2009-05-28

Life interrupted

by Laila El-Haddad


Well, here we are, still in Lebanon…nearly two months after attempting to get into Gaza.

I tried, and failed, to get an Egyptian visa from here. So I am slowly facing the fact that I will not be able to return to Gaza, at least not now.

I have torn off my limbs at the final frontier, but there is no passage for the stateless. Where do you reside when you do not exist?

Identity and citizenship remain abstract, tightly bound concepts that we carry in a small satchel around our necks, ready to present and explain in dizzying detail at a moment’s notice, or ready to be hung by equally as fast:

Where are you from? What do you mean? What answer do you want to hear? Don't let my accent fool you! or my scarf!

Citizenship, then: I leave this blank empty, for here I do not exist

National of: Palestinian Authority (an authority over ?)

So then you cannot enter… (this changes based on the political climate)

Parents place of Birth: Gaza City.

My place of birth: Kuwait, (but wait…there’s more. I lived there for just one year; then Saudi Arabia, then Bahrain)

Place of permanent residence: Gaza, with a footnote (a residence I cannot reach, a permanence that is illusory; does this still count? Did I pass the test?)

Husband’s nationality: Palestinian refugee residing in Lebanon (but not since 1993); but NOT Palestinian Authority- this honor is reserved to those with hawias, identity cards (the better to track you with my dear); he has never been to Palestine (only smelled and touched it through an intermediary; does this count?)


***
My father goes to the Ministry of Civil Affairs maybe once a week. Here, Palestinian passengers register to leave Gaza through Rafah. But the wait is anywhere from 2-4 months or more. He registered nearly 1.5 months ago, but is in no immediate rush to leave. Nevertheless, he goes to check on his status anyway. He wants to come visit my brothers and I in the United States (when I return) since I cannot make it to Gaza.

The Ministry updates travelers on the status of their request via web. This is perhaps the only convenient and “modern” aspect of the entire process. When the Egyptians announce the border will open, a few days beforehand, a list of “lucky names” appears on the ministry’s website.

You are assigned a bus number. My father’s is 66, but it has yet to appear. During the last opening, they made it to bus 20.

“What does that mean?” I ask of the curious numbers. “Are you at least guaranteed passage eventually?” Rafah’s onerous procedures change almost yearly, and it’s hard to keep track.

“It simply means you have a seat on a bus from Gaza to the border. The rest is up to the Egyptians.

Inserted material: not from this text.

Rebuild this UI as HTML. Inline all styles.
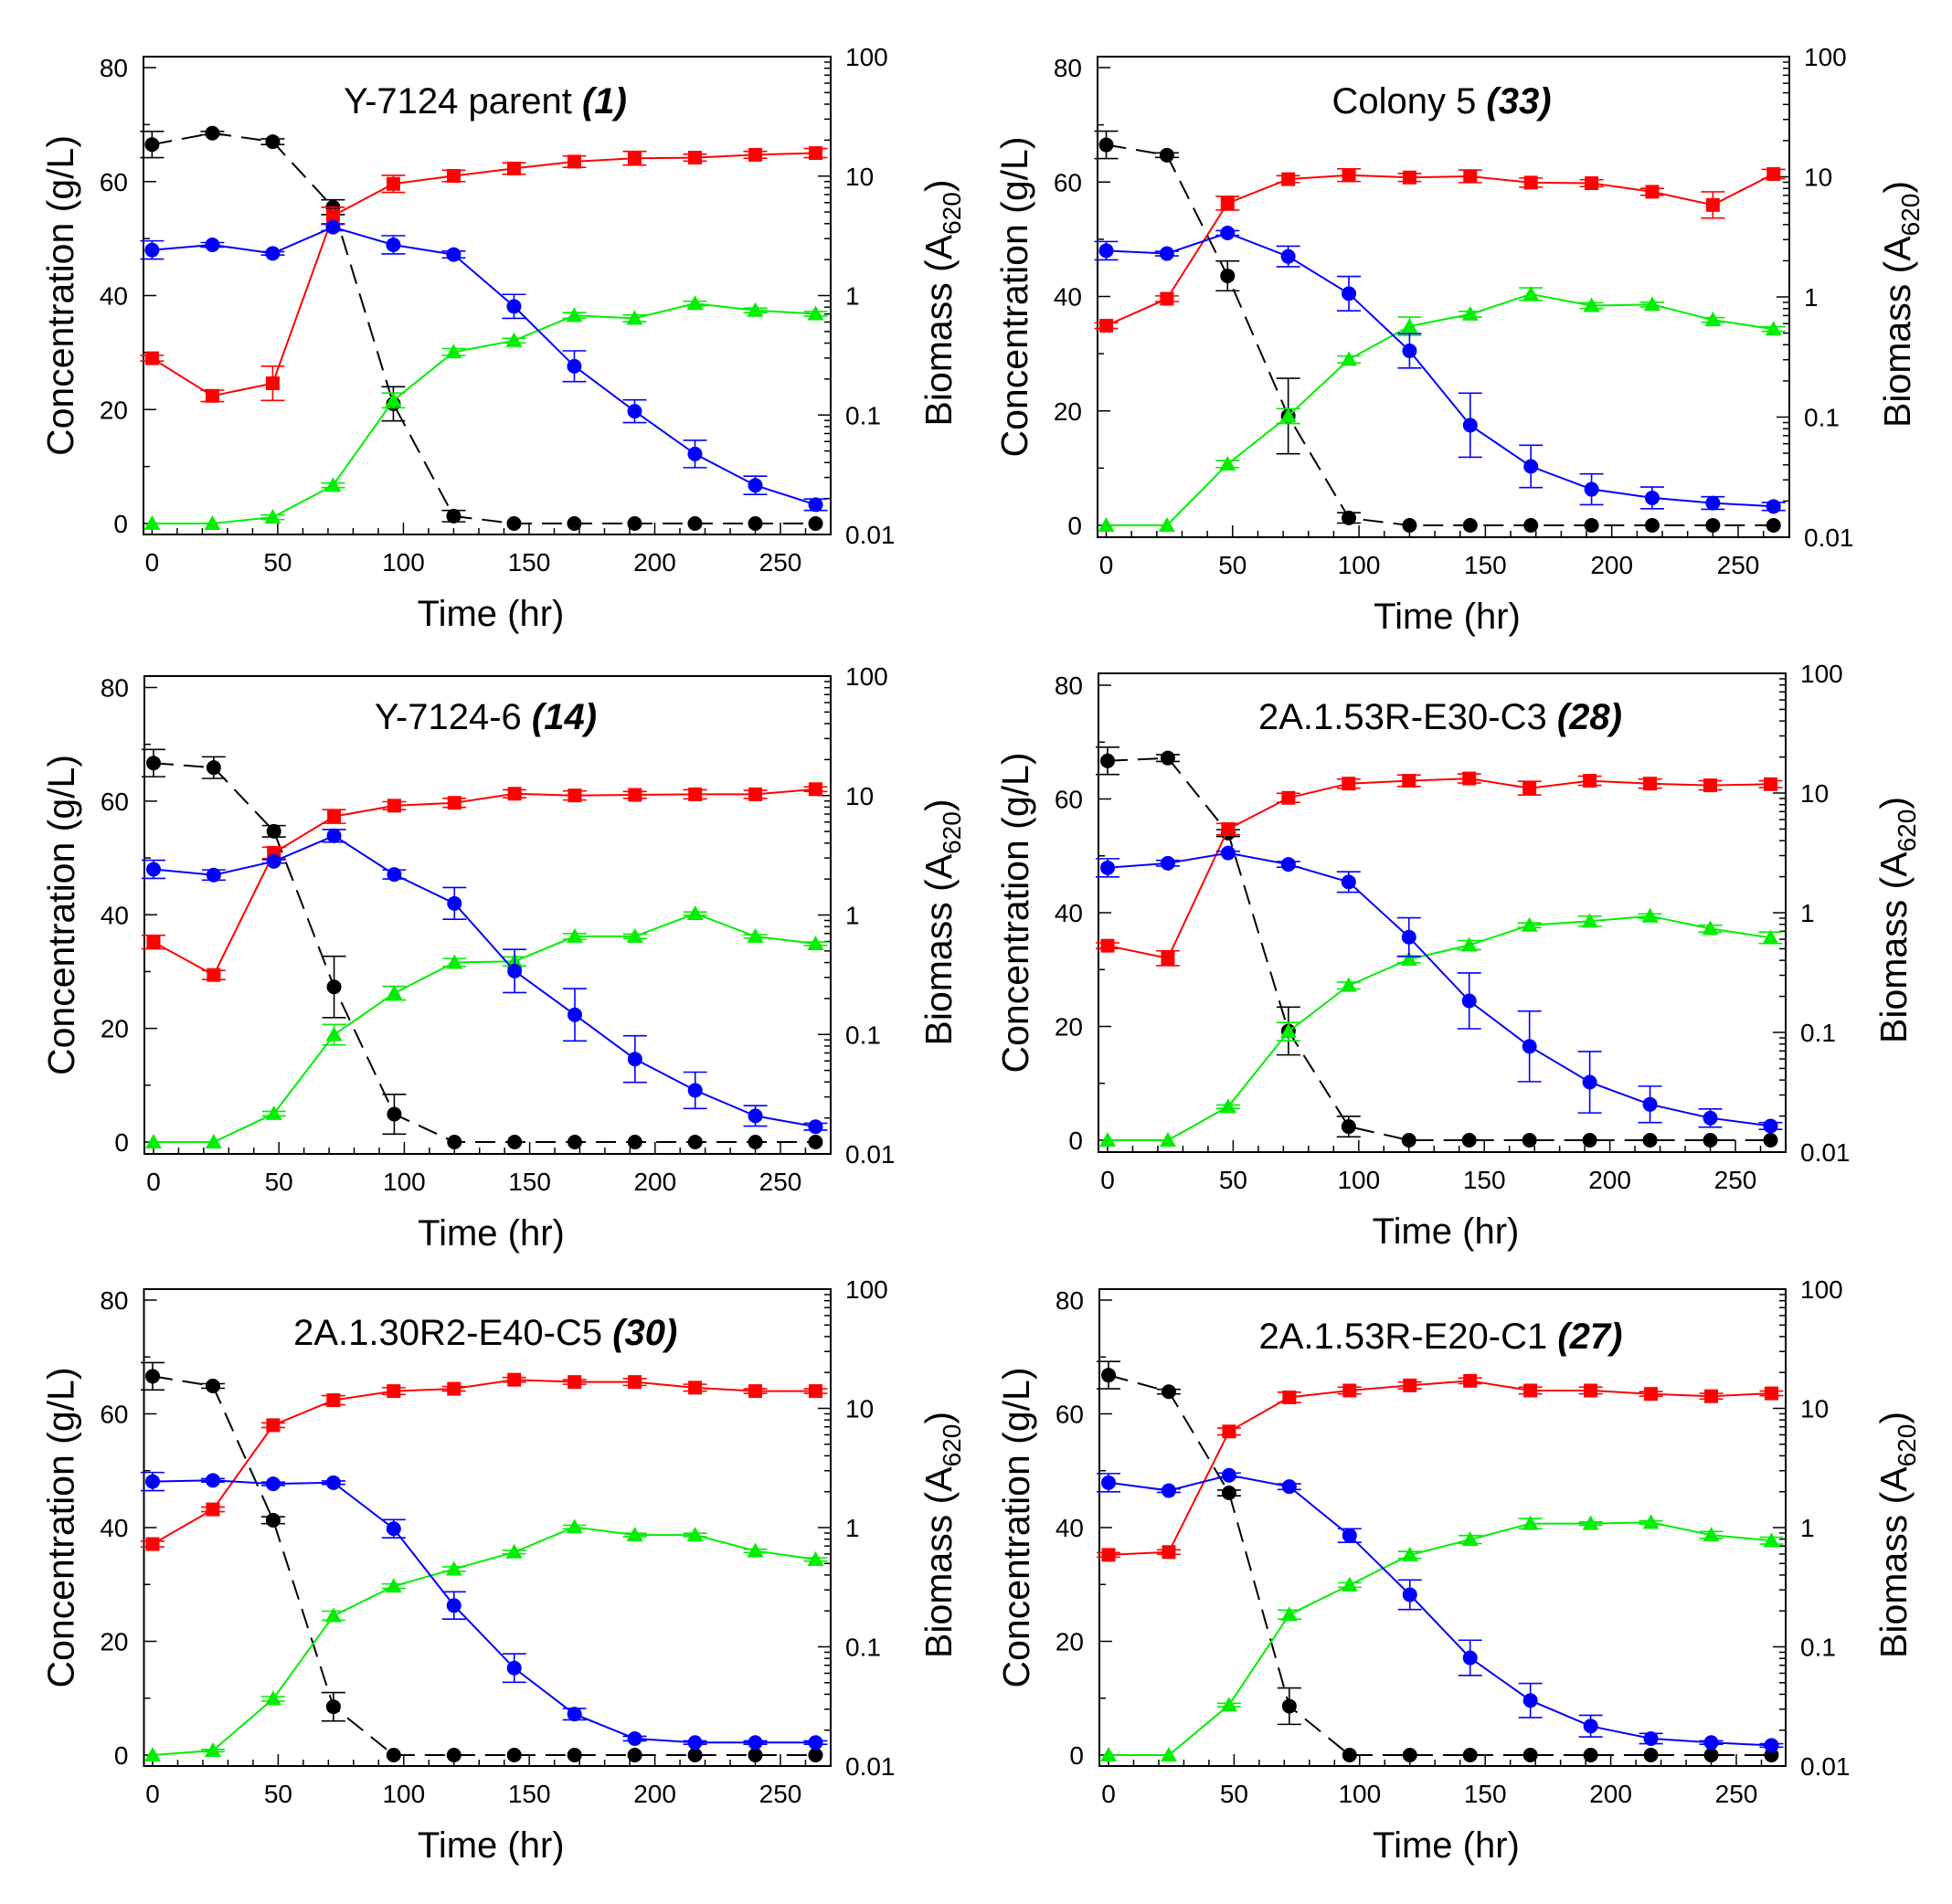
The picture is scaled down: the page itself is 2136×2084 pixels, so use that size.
<!DOCTYPE html>
<html><head><meta charset="utf-8"><style>
html,body{margin:0;padding:0;background:#fff;}
svg{display:block;font-family:"Liberation Sans",Arial,sans-serif;}
</style></head>
<body>
<svg id="chart" width="2136" height="2084" viewBox="0 0 2136 2084" xmlns="http://www.w3.org/2000/svg"></svg>
<script>
// Shared categories
const times = [0, 24, 48, 72, 96, 120, 144, 168, 192, 216, 240, 264];
const xTicks = [0, 50, 100, 150, 200, 250];
const yTicks = [0, 20, 40, 60, 80];
const rTickLabels = ["0.01", "0.1", "1", "10", "100"];

// Panel titles
const titleMain = ["Y-7124 parent ", "Colony 5 ", "Y-7124-6 ", "2A.1.53R-E30-C3 ", "2A.1.30R2-E40-C5 ", "2A.1.53R-E20-C1 "];
const titleBold = ["(1)", "(33)", "(14)", "(28)", "(30)", "(27)"];

// Panel A
const blackA = [66.5, 68.5, 67, 55.5, 21, 1.3, 0, 0, 0, 0, 0, 0];
const blackErrA = [2.3, 0.3, 0.5, 1.3, 3, 1, 0, 0, 0, 0, 0, 0];
const redA = [29, 22.4, 24.6, 54, 59.6, 61, 62.3, 63.5, 64.1, 64.2, 64.7, 65];
const redErrA = [0.5, 1, 3, 1.5, 1.5, 1, 1, 1, 1.2, 0.6, 0.6, 0.8];
const blueA = [48, 48.9, 47.4, 52, 48.9, 47.2, 38.1, 27.6, 19.7, 12.2, 6.7, 3.3];
const blueErrA = [1.6, 0.4, 0.3, 0.6, 1.6, 0.6, 2.1, 2.7, 2, 2.4, 1.6, 1];
const greenA = [0, 0, 1.1, 6.7, 21.6, 30.1, 32.1, 36.5, 36, 38.6, 37.4, 36.8];
const greenErrA = [0, 0, 0.4, 0.4, 1.3, 0.6, 0.4, 0.5, 0.6, 0.4, 0.4, 0.4];
// Panel B
const blackB = [66.5, 64.7, 43.6, 19.1, 1.3, 0, 0, 0, 0, 0, 0, 0];
const blackErrB = [2.4, 0.4, 2.6, 6.6, 0.9, 0, 0, 0, 0, 0, 0, 0];
const redB = [34.9, 39.6, 56.3, 60.5, 61.2, 60.8, 61, 59.9, 59.8, 58.3, 56, 61.4];
const redErrB = [0.5, 0.5, 1.2, 0.6, 1.1, 0.7, 1.1, 0.8, 0.6, 0.6, 2.3, 0.8];
const blueB = [48, 47.5, 51.1, 47, 40.5, 30.5, 17.5, 10.3, 6.3, 4.8, 3.9, 3.3];
const blueErrB = [1.6, 0.4, 0.4, 1.8, 3, 3, 5.6, 3.7, 2.7, 1.9, 1.1, 0.7];
const greenB = [0, 0, 10.7, 19.1, 29, 34.8, 36.9, 40.4, 38.4, 38.6, 35.9, 34.3];
const greenErrB = [0, 0, 0.6, 1.3, 0.6, 1.6, 0.5, 1.1, 0.5, 0.4, 0.4, 0.4];
// Panel C
const blackC = [66.7, 65.9, 54.7, 27.3, 4.9, 0, 0, 0, 0, 0, 0, 0];
const blackErrC = [2.4, 1.9, 1, 5.4, 3.5, 0, 0, 0, 0, 0, 0, 0];
const redC = [35.2, 29.4, 50.9, 57.3, 59.2, 59.7, 61.3, 61, 61.1, 61.2, 61.2, 62.1];
const redErrC = [1.2, 0.8, 1, 1.2, 0.7, 0.8, 0.7, 0.8, 0.6, 0.8, 0.7, 0.4];
const blueC = [48, 47, 49.4, 53.9, 47.1, 42, 30.1, 22.4, 14.6, 9.1, 4.6, 2.7];
const blueErrC = [1.6, 0.9, 0.3, 1.1, 0.8, 2.8, 3.8, 4.6, 4.1, 3.2, 1.8, 0.6];
const greenC = [0, 0, 5, 18.9, 26.2, 31.6, 31.8, 36.2, 36.2, 40.2, 36.2, 34.9];
const greenErrC = [0, 0, 0.4, 1.8, 1.2, 0.7, 0.8, 0.5, 0.4, 0.3, 0.3, 0.3];
// Panel D
const blackD = [66.7, 67.2, 54, 19.2, 2.4, 0, 0, 0, 0, 0, 0, 0];
const blackErrD = [2.4, 0.6, 0.6, 4.2, 1.8, 0, 0, 0, 0, 0, 0, 0];
const redD = [34.2, 32, 54.7, 60.2, 62.7, 63.2, 63.6, 61.9, 63.2, 62.7, 62.4, 62.6];
const redErrD = [0.5, 1.3, 1, 0.8, 0.8, 1, 0.8, 1.2, 0.8, 0.8, 0.8, 0.6];
const blueD = [47.9, 48.7, 50.5, 48.5, 45.4, 35.7, 24.5, 16.5, 10.2, 6.3, 3.9, 2.5];
const blueErrD = [1.6, 0.5, 0.3, 0.5, 1.8, 3.4, 4.9, 6.2, 5.4, 3.2, 1.6, 0.6];
const greenD = [0, 0, 5.9, 19.1, 27.2, 31.8, 34.3, 37.8, 38.5, 39.4, 37.2, 35.6];
const greenErrD = [0, 0, 0.3, 1.6, 0.6, 0.6, 0.8, 0.4, 0.9, 0.4, 0.6, 1];
// Panel E
const blackE = [66.6, 64.9, 41.3, 8.5, 0, 0, 0, 0, 0, 0, 0, 0];
const blackErrE = [2.4, 0.4, 0.6, 2.5, 0, 0, 0, 0, 0, 0, 0, 0];
const redE = [37.1, 43.2, 58, 62.4, 64, 64.4, 66, 65.6, 65.6, 64.6, 64, 64];
const redErrE = [0.5, 0.4, 0.4, 0.8, 0.6, 0.4, 0.4, 0.4, 0.6, 0.6, 0.4, 0.4];
const blueE = [48.1, 48.3, 47.7, 47.9, 39.8, 26.3, 15.3, 7.2, 2.9, 2.2, 2.2, 2.2];
const blueErrE = [1.6, 0.3, 0.3, 0.3, 1.6, 2.4, 2.5, 1, 0.4, 0.3, 0.3, 0.3];
const greenE = [0, 0.8, 9.9, 24.5, 29.7, 32.7, 35.7, 40.1, 38.7, 38.7, 35.9, 34.4];
const greenErrE = [0, 0.2, 0.4, 0.8, 0.4, 0.4, 0.3, 0.3, 0.3, 0.3, 0.3, 0.3];
// Panel F
const blackF = [66.8, 63.9, 46.1, 8.6, 0, 0, 0, 0, 0, 0, 0, 0];
const blackErrF = [2.4, 0.4, 0.5, 3.2, 0, 0, 0, 0, 0, 0, 0, 0];
const redF = [35.2, 35.7, 56.9, 62.9, 64.1, 65, 65.8, 64.1, 64.1, 63.5, 63.1, 63.6];
const redErrF = [0.4, 0.4, 0.6, 0.9, 0.6, 0.6, 0.5, 0.6, 0.6, 0.4, 0.5, 0.4];
const blueF = [47.9, 46.5, 49.2, 47.2, 38.6, 28.2, 17.1, 9.6, 5.1, 2.9, 2.2, 1.7];
const blueErrF = [1.6, 0.3, 0.4, 0.5, 1.2, 2.6, 3.1, 3, 1.9, 0.9, 0.3, 0.3];
const greenF = [0, 0, 8.8, 24.7, 29.9, 35.2, 37.9, 40.7, 40.7, 40.9, 38.7, 37.7];
const greenErrF = [0, 0, 0.3, 0.8, 0.4, 0.6, 0.7, 0.9, 0.3, 0.3, 0.6, 0.6];

const panelData = [
  {black: blackA, blackErr: blackErrA, red: redA, redErr: redErrA, blue: blueA, blueErr: blueErrA, green: greenA, greenErr: greenErrA},
  {black: blackB, blackErr: blackErrB, red: redB, redErr: redErrB, blue: blueB, blueErr: blueErrB, green: greenB, greenErr: greenErrB},
  {black: blackC, blackErr: blackErrC, red: redC, redErr: redErrC, blue: blueC, blueErr: blueErrC, green: greenC, greenErr: greenErrC},
  {black: blackD, blackErr: blackErrD, red: redD, redErr: redErrD, blue: blueD, blueErr: blueErrD, green: greenD, greenErr: greenErrD},
  {black: blackE, blackErr: blackErrE, red: redE, redErr: redErrE, blue: blueE, blueErr: blueErrE, green: greenE, greenErr: greenErrE},
  {black: blackF, blackErr: blackErrF, red: redF, redErr: redErrF, blue: blueF, blueErr: blueErrF, green: greenF, greenErr: greenErrF}
];

// layout (pixel geometry, not data)
const layouts = [
  {x1:157, x2:909, yt:62, yb:585, tx0:166.4, tx250:854, py0:573, py80:74, ty:124},
  {x1:1201, x2:1958, yt:62, yb:588, tx0:1210.5, tx250:1902, py0:575, py80:74, ty:124},
  {x1:158, x2:909, yt:740, yb:1263, tx0:168, tx250:854, py0:1250, py80:752.5, ty:798},
  {x1:1202, x2:1954, yt:737, yb:1261, tx0:1212, tx250:1899, py0:1248, py80:750, ty:798},
  {x1:157.5, x2:909, yt:1411, yb:1933, tx0:167, tx250:854, py0:1921, py80:1423, ty:1472},
  {x1:1203, x2:1954, yt:1411, yb:1933, tx0:1213, tx250:1900, py0:1921, py80:1423, ty:1476}
];

const NS = "http://www.w3.org/2000/svg";
const svg = document.getElementById("chart");
function mk(tag, attrs, parent) {
  const e = document.createElementNS(NS, tag);
  for (const k in attrs) e.setAttribute(k, attrs[k]);
  (parent || svg).appendChild(e);
  return e;
}

layouts.forEach((L, pi) => {
  const D = panelData[pi];
  const g = mk("g", {});
  
  
  const xs = t => L.tx0 + (L.tx250 - L.tx0) * t / 250;
  const ys = v => L.py0 + (L.py80 - L.py0) * v / 80;
  const ylog = v => L.yb + (L.yt - L.yb) * (Math.log10(v) + 2) / 4;

  const frame = mk("rect", {x: L.x1, y: L.yt, width: L.x2 - L.x1, height: L.yb - L.yt, fill: "none", stroke: "#000", "stroke-width": 2}, g);
  
  

  for (let v = 0; v <= 80; v += 10) {
    const y = ys(v);
    const len = v % 20 === 0 ? 14 : 7;
    const t = mk("line", {x1: L.x1, x2: L.x1 + len, y1: y, y2: y, stroke: "#000", "stroke-width": 1.5}, g);
    
    
  }
  yTicks.forEach(v => {
    const lb = mk("text", {x: L.x1 - 17, y: ys(v) + 10, "text-anchor": "end", "font-size": 28}, g);
    lb.textContent = v;
    
    
  });
  for (let t = 0; t <= 260; t += 10) {
    const x = xs(t);
    const len = t % 50 === 0 ? 13 : 7;
    const tk = mk("line", {x1: x, x2: x, y1: L.yb, y2: L.yb - len, stroke: "#000", "stroke-width": 1.5}, g);
    
    
  }
  xTicks.forEach(t => {
    const lb = mk("text", {x: xs(t), y: L.yb + 40, "text-anchor": "middle", "font-size": 28}, g);
    lb.textContent = t;
    
    
  });
  for (let d = -2; d < 2; d++) {
    for (let m = 1; m <= 9; m++) {
      const y = ylog(m * Math.pow(10, d));
      const len = m === 1 ? 14 : 7;
      const tk = mk("line", {x1: L.x2, x2: L.x2 - len, y1: y, y2: y, stroke: "#000", "stroke-width": 1.5}, g);
      
      
    }
  }
  rTickLabels.forEach((s, i) => {
    const lb = mk("text", {x: L.x2 + 16, y: ylog(Math.pow(10, i - 2)) + 10, "font-size": 28}, g);
    lb.textContent = s;
    
    
  });

  const cx = (L.x1 + L.x2) / 2, cy = (L.yt + L.yb) / 2;
  const xt = mk("text", {x: cx + 4, y: L.yb + 100, "text-anchor": "middle", "font-size": 40}, g);
  xt.textContent = "Time (hr)";
  
  
  const lt = mk("text", {x: 0, y: 0, "text-anchor": "middle", "font-size": 41, transform: `translate(${L.x1 - 77},${cy}) rotate(-90)`}, g);
  lt.textContent = "Concentration (g/L)";
  
  
  const rt = mk("text", {x: 0, y: 0, "text-anchor": "middle", "font-size": 41, transform: `translate(${L.x2 + 132},${cy + 8}) rotate(-90)`}, g);
  
  
  const t1 = mk("tspan", {}, rt); t1.textContent = "Biomass (A";
  const t2 = mk("tspan", {"font-size": 28, dy: 10}, rt); t2.textContent = "620";
  const t3 = mk("tspan", {dy: -10}, rt); t3.textContent = ")";

  const tt = mk("text", {x: cx - 2, y: L.ty, "text-anchor": "middle", "font-size": 40}, g);
  
  
  const s1 = mk("tspan", {}, tt); s1.textContent = titleMain[pi];
  const s2 = mk("tspan", {"font-weight": "bold", "font-style": "italic"}, tt); s2.textContent = titleBold[pi];

  const series = [
    {vals: D.black, err: D.blackErr, color: "#000", marker: "circle", dash: "22,11", name: "black"},
    {vals: D.red, err: D.redErr, color: "#ff0000", marker: "square", dash: null, name: "red"},
    {vals: D.green, err: D.greenErr, color: "#00ee00", marker: "triangle", dash: null, name: "green"},
    {vals: D.blue, err: D.blueErr, color: "#0000ff", marker: "circle", dash: null, name: "blue"}
  ];
  series.forEach(s => {
    const sg = mk("g", {}, g);
    
    
    const pts = times.map((t, i) => xs(t).toFixed(1) + "," + ys(s.vals[i]).toFixed(1)).join(" ");
    const pl = mk("polyline", {points: pts, fill: "none", stroke: s.color, "stroke-width": 2}, sg);
    if (s.dash) pl.setAttribute("stroke-dasharray", s.dash);
    
    
    times.forEach((t, i) => {
      const x = xs(t), y = ys(s.vals[i]), e = s.err[i];
      if (e > 0) {
        const yh = ys(s.vals[i] + e), yl = ys(Math.max(s.vals[i] - e, -1.8));
        const eb = mk("path", {d: `M${x},${yh}V${yl}M${x - 13},${yh}H${x + 13}M${x - 13},${yl}H${x + 13}`, stroke: s.color, "stroke-width": 1.6, fill: "none"}, sg);
        
        
      }
      let m;
      if (s.marker === "circle") m = mk("ellipse", {cx: x, cy: y, rx: 8, ry: 8, fill: s.color}, sg);
      else if (s.marker === "square") m = mk("rect", {x: x - 7.5, y: y - 7.5, width: 15, height: 15, fill: s.color}, sg);
      else m = mk("path", {d: `M${x},${y - 9}L${x + 9},${y + 7}L${x - 9},${y + 7}Z`, fill: s.color}, sg);
      
      
    });
  });
});
</script>
</body></html>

Maybe 40% of people are turned back” he explains.

Most travelers go to the Ministry in person anyway, like my father, some on an almost daily basis. The last time my father went-a few days ago, he described the heart wrenching scenes to me:

There was the newly wed, separated from her husband; the newly engaged, separated from her fiancé for over a year; and then there were those who were simply bawling and begging: for some small miracle; to someone who had no “authority” over anything in the end of the day; to somehow clear the brackets of all the unknowns and get right to the source of the equation; to make things work.

In Gaza, life is interrupted on an hourly basis, in an infinite number of ways.

The most mundane of them are often the cruelest. They go unnoticed.